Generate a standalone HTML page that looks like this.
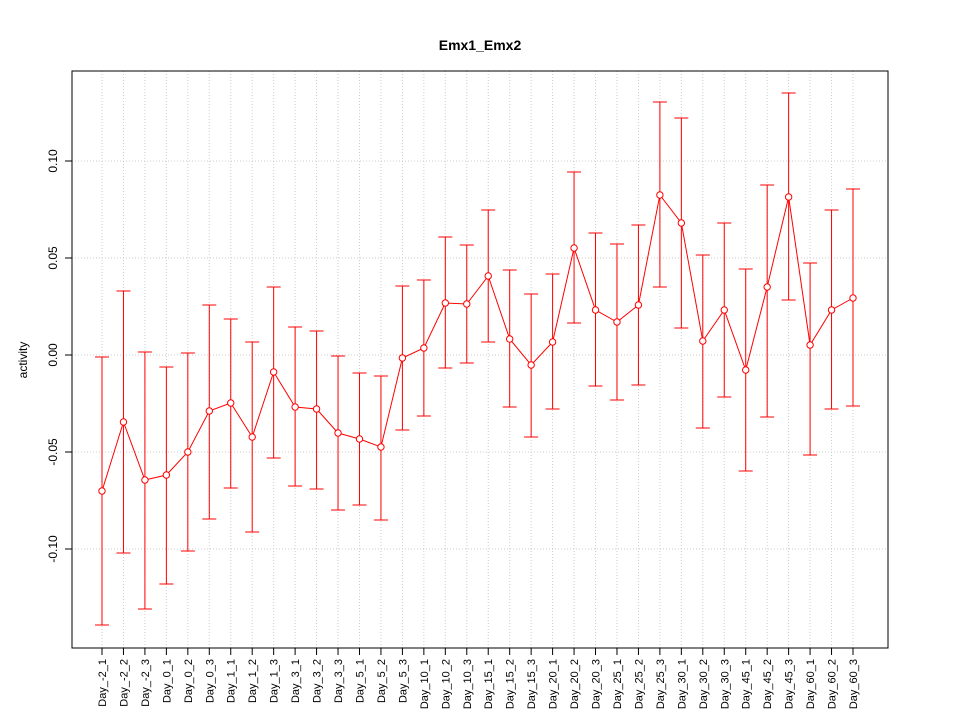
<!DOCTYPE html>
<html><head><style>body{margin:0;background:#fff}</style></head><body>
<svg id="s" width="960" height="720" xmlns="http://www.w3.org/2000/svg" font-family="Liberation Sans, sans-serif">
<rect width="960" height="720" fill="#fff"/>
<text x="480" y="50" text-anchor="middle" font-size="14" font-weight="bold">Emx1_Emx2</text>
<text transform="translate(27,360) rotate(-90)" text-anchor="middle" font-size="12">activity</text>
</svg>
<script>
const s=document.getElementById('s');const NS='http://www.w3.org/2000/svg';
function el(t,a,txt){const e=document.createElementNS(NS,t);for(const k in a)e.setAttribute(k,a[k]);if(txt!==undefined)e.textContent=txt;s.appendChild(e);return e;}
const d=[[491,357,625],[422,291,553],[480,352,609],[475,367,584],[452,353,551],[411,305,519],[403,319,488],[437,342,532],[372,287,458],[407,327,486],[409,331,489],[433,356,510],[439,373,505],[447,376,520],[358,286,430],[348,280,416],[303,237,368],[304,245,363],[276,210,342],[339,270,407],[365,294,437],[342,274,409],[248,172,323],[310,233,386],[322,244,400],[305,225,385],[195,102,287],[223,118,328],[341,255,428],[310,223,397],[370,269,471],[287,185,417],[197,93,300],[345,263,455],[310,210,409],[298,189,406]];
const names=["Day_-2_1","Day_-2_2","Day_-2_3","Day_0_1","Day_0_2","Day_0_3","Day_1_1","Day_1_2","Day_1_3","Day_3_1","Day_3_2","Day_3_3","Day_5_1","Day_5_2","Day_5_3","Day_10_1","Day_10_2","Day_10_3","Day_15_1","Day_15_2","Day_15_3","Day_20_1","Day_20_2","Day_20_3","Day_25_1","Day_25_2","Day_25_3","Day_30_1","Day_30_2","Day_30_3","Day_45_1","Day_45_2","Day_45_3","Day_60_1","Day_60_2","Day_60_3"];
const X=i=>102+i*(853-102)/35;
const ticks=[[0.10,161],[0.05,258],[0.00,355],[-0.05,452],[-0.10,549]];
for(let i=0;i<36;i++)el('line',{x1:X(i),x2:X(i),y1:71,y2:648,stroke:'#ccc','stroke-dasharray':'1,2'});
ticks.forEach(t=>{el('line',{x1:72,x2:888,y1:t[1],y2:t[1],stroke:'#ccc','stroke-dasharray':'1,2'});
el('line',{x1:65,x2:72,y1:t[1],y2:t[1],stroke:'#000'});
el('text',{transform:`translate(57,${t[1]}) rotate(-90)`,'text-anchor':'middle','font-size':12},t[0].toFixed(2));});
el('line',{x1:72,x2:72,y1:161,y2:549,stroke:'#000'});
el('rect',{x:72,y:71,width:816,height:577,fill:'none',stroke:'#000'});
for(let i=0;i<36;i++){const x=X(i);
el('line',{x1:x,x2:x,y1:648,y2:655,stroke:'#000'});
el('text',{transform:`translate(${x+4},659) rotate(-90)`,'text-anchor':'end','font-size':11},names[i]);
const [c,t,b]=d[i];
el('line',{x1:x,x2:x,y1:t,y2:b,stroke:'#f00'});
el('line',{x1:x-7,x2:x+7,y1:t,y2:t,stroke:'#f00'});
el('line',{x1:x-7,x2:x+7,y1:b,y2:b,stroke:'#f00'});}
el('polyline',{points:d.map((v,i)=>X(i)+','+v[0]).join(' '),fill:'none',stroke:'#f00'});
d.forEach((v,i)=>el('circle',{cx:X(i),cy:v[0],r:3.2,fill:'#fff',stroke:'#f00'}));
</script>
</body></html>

### Requirement
Drop the images and repeat the data exactly.

### Correct output
Generate a standalone HTML page that looks like this.
<!DOCTYPE html>
<html><head><style>body{margin:0;background:#fff}</style></head><body>
<svg id="s" width="960" height="720" xmlns="http://www.w3.org/2000/svg" font-family="Liberation Sans, sans-serif">
<rect width="960" height="720" fill="#fff"/>
<text x="480" y="50" text-anchor="middle" font-size="14" font-weight="bold">Emx1_Emx2</text>
<text transform="translate(27,360) rotate(-90)" text-anchor="middle" font-size="12">activity</text>
</svg>
<script>
const s=document.getElementById('s');const NS='http://www.w3.org/2000/svg';
function el(t,a,txt){const e=document.createElementNS(NS,t);for(const k in a)e.setAttribute(k,a[k]);if(txt!==undefined)e.textContent=txt;s.appendChild(e);return e;}
const d=[[491,357,625],[422,291,553],[480,352,609],[475,367,584],[452,353,551],[411,305,519],[403,319,488],[437,342,532],[372,287,458],[407,327,486],[409,331,489],[433,356,510],[439,373,505],[447,376,520],[358,286,430],[348,280,416],[303,237,368],[304,245,363],[276,210,342],[339,270,407],[365,294,437],[342,274,409],[248,172,323],[310,233,386],[322,244,400],[305,225,385],[195,102,287],[223,118,328],[341,255,428],[310,223,397],[370,269,471],[287,185,417],[197,93,300],[345,263,455],[310,210,409],[298,189,406]];
const names=["Day_-2_1","Day_-2_2","Day_-2_3","Day_0_1","Day_0_2","Day_0_3","Day_1_1","Day_1_2","Day_1_3","Day_3_1","Day_3_2","Day_3_3","Day_5_1","Day_5_2","Day_5_3","Day_10_1","Day_10_2","Day_10_3","Day_15_1","Day_15_2","Day_15_3","Day_20_1","Day_20_2","Day_20_3","Day_25_1","Day_25_2","Day_25_3","Day_30_1","Day_30_2","Day_30_3","Day_45_1","Day_45_2","Day_45_3","Day_60_1","Day_60_2","Day_60_3"];
const X=i=>102+i*(853-102)/35;
const ticks=[[0.10,161],[0.05,258],[0.00,355],[-0.05,452],[-0.10,549]];
for(let i=0;i<36;i++)el('line',{x1:X(i),x2:X(i),y1:71,y2:648,stroke:'#ccc','stroke-dasharray':'1,2'});
ticks.forEach(t=>{el('line',{x1:72,x2:888,y1:t[1],y2:t[1],stroke:'#ccc','stroke-dasharray':'1,2'});
el('line',{x1:65,x2:72,y1:t[1],y2:t[1],stroke:'#000'});
el('text',{transform:`translate(57,${t[1]}) rotate(-90)`,'text-anchor':'middle','font-size':12},t[0].toFixed(2));});
el('line',{x1:72,x2:72,y1:161,y2:549,stroke:'#000'});
el('rect',{x:72,y:71,width:816,height:577,fill:'none',stroke:'#000'});
for(let i=0;i<36;i++){const x=X(i);
el('line',{x1:x,x2:x,y1:648,y2:655,stroke:'#000'});
el('text',{transform:`translate(${x+4},659) rotate(-90)`,'text-anchor':'end','font-size':11},names[i]);
const [c,t,b]=d[i];
el('line',{x1:x,x2:x,y1:t,y2:b,stroke:'#f00'});
el('line',{x1:x-7,x2:x+7,y1:t,y2:t,stroke:'#f00'});
el('line',{x1:x-7,x2:x+7,y1:b,y2:b,stroke:'#f00'});}
el('polyline',{points:d.map((v,i)=>X(i)+','+v[0]).join(' '),fill:'none',stroke:'#f00'});
d.forEach((v,i)=>el('circle',{cx:X(i),cy:v[0],r:3.2,fill:'#fff',stroke:'#f00'}));
</script>
</body></html>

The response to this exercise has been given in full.